KCAT
- Pine Bluff, Arkansas; United States;
- Frequency: 1340 kHz
- Branding: The Cat

Programming
- Format: Urban oldies

Ownership
- Owner: Jay and Devon Brentlinger; (Broadcast Industry Group, LLC);

History
- First air date: April 1963 (on 1530 AM)

Technical information
- Licensing authority: FCC
- Facility ID: 30138
- Class: C
- Power: 1,000 watts unlimited
- Transmitter coordinates: 34°12′47″N 92°1′53″W﻿ / ﻿34.21306°N 92.03139°W
- Translator: 92.7 K224FN (Pine Bluff)

Links
- Public license information: Public file; LMS;
- Webcast: Listen live
- Website: kcatradio.com

= KCAT =

KCAT (1340 AM, The Cat) is a radio station broadcasting an urban oldies format. Licensed to Pine Bluff, Arkansas, United States.
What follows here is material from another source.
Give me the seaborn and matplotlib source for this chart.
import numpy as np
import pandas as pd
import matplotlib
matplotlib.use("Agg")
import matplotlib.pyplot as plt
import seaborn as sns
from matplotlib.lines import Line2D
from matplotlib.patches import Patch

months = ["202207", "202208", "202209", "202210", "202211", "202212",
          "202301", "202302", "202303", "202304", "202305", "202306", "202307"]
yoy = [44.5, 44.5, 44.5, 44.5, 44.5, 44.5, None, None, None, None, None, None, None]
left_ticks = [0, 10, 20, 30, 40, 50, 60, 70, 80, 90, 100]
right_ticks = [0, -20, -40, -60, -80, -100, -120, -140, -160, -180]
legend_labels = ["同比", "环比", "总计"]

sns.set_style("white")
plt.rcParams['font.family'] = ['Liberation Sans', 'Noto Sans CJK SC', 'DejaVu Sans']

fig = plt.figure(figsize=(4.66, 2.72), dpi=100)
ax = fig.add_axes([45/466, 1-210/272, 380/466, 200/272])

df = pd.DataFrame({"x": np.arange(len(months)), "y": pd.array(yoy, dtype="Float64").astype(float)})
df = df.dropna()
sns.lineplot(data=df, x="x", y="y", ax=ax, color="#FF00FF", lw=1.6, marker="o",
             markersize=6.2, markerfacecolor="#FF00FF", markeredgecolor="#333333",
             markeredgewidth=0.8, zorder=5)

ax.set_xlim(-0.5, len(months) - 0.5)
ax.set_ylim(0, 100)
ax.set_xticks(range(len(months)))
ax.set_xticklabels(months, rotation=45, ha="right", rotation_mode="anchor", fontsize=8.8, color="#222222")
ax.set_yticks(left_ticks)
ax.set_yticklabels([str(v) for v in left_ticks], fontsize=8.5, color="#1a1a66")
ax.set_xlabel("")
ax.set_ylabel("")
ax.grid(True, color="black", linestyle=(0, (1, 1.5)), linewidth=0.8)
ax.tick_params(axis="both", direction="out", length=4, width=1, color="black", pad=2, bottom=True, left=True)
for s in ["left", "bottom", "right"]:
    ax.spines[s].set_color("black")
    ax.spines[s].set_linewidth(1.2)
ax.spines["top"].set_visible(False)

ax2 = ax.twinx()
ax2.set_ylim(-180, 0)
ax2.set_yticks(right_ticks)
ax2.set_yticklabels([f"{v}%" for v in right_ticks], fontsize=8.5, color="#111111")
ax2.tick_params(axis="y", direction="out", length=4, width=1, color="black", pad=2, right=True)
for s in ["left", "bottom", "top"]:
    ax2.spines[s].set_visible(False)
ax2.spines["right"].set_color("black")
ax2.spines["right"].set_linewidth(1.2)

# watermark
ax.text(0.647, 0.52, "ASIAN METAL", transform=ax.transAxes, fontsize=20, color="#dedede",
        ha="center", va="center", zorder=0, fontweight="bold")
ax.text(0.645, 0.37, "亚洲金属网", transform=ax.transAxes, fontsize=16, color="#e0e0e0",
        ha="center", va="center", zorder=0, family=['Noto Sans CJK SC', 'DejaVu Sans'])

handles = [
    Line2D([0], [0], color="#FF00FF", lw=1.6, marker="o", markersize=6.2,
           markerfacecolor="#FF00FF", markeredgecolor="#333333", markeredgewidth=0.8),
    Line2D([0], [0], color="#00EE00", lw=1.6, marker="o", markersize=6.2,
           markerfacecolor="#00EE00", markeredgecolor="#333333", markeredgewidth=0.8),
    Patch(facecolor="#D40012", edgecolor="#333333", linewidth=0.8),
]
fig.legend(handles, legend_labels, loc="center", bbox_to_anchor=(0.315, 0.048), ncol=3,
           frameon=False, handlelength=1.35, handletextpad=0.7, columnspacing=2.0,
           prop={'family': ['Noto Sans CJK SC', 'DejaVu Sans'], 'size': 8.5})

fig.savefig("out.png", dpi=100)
The station is currently owned by Jay and Devon Brentlinger, through licensee Broadcast Industry Group, LLC.

==History==
Before airing its urban gospel format, KCAT aired an urban contemporary format.

On March 22, 2021, KCAT changed their format from gospel to urban oldies, branded as "The Cat".